10 KiB
Data enrichment
Enriching a company, domain, or authorized contact list with public data. Use these workflows only for permitted business research or user-authorized contact enrichment, and respect site terms, robots/access controls, privacy law, opt-out obligations, and rate limits.
SERP first. Web-scraping is the last resort.
google-serp is your primary enrichment tool. Reasons:
- Google has already extracted the structured fields you want.
.knowledge_graphcarries HQ, founder, founded year, parent company, employees, industry..organic_results[]titles and snippets carry person → role → employer mappings (LinkedIn titles are literallyName — Role at Company)..local_results[]carry phone/address/hours. - It avoids unnecessary direct access. Many target sites gate, rate-limit, or restrict scraping. Google's snippets can answer public, high-level questions without rendering the target page.
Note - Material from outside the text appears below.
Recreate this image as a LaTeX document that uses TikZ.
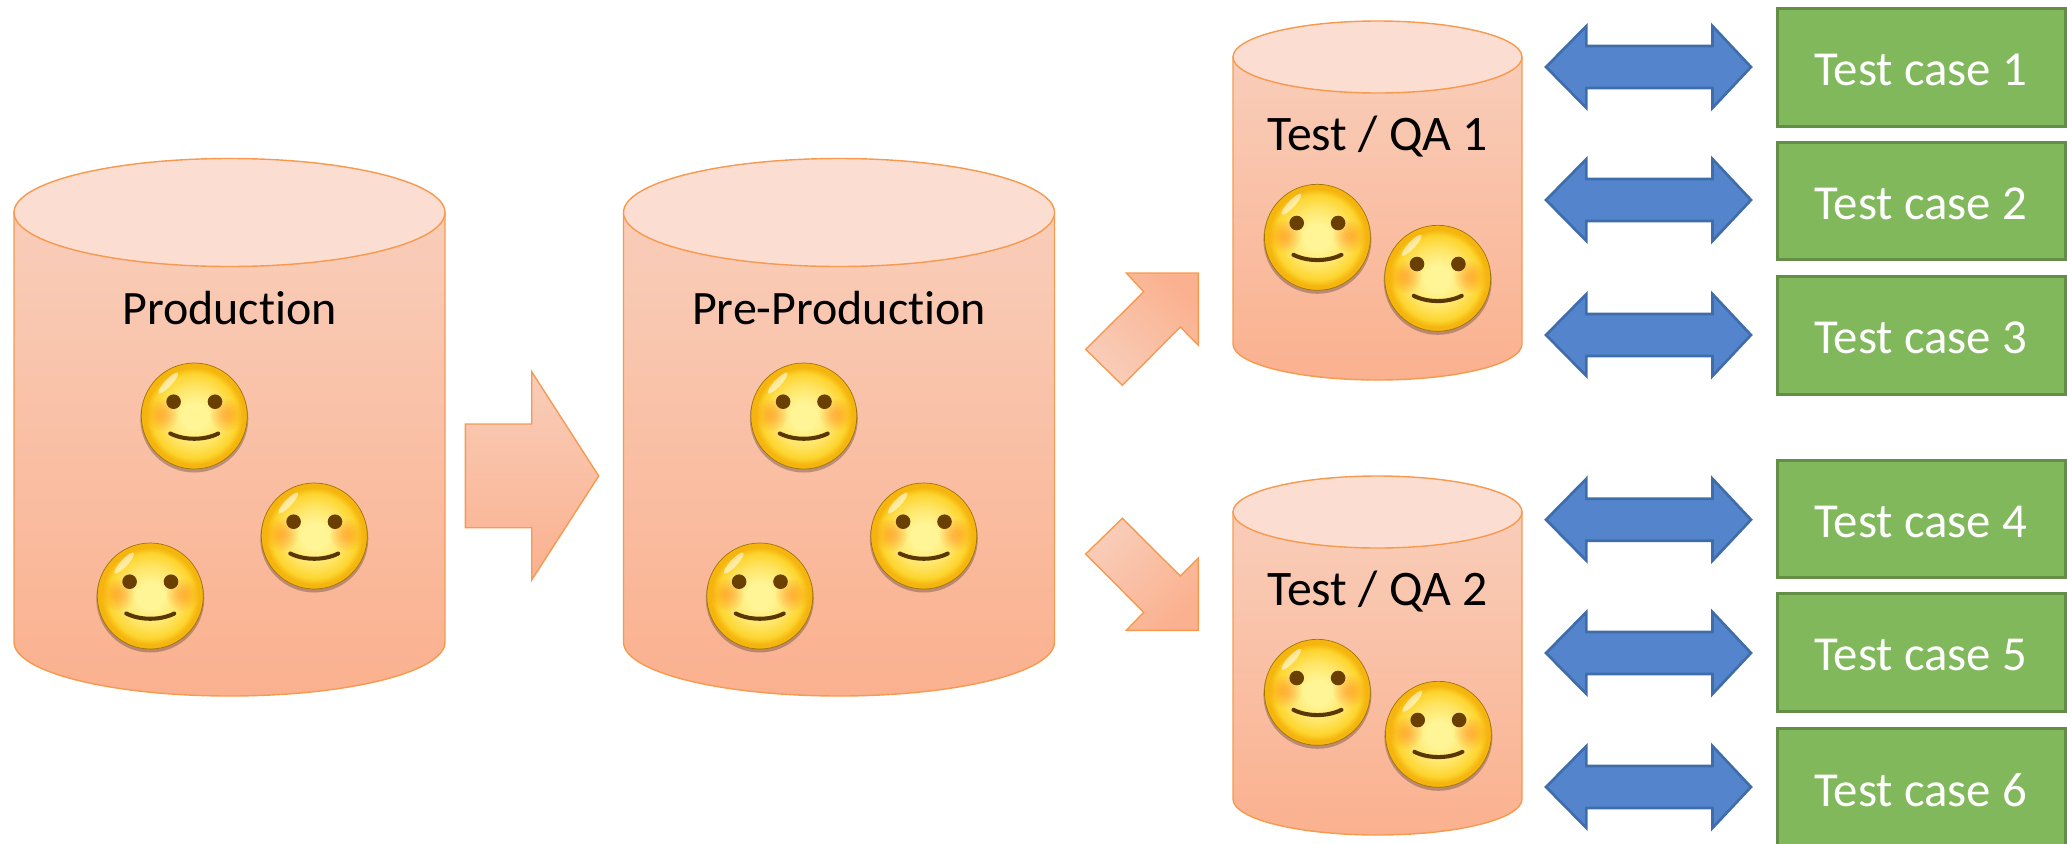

- It's a broad public index. Quoted queries (
--q '"info@example.com"',--q '"+1 555 123 4567"',--q '"Acme Corp"') can find publicly indexed business contact or company references.
Use google-serp (or google-news for recency, google-maps for places, google-shopping for products) first. Only fall through to web-scraping when:
- A specific field you need isn't in any SERP snippet, AND
- The target page renders that field server-side or via JS that the scraper can handle, AND
- The user explicitly needs it and has authority to access it (don't fan out to N web-scraping calls when SERP would have answered N - 0 of them).
The patterns below show the full chain so you understand when to escalate. Most rows in a real CSV stop after step 1 or 2.
Person enrichment
Step 1 — SERP for role, employer, LinkedIn URL
hasdata google-serp --q '"Jane Doe" linkedin' --num 5 --raw \
| jq -c '.organic_results[] | select(.link | contains("linkedin.com/in/")) |
{title, snippet, link}'
The result usually looks like:
{
"title": "Jane Doe — Senior Engineer at Acme Corp | LinkedIn",
"snippet": "San Francisco, CA · 500+ connections · Engineering @ Acme. Previously...",
"link": "https://www.linkedin.com/in/janedoe"
}
You now have role, employer, location, LinkedIn URL, and a connection-count hint — without scraping anything. Stop here unless a specific extra field is required.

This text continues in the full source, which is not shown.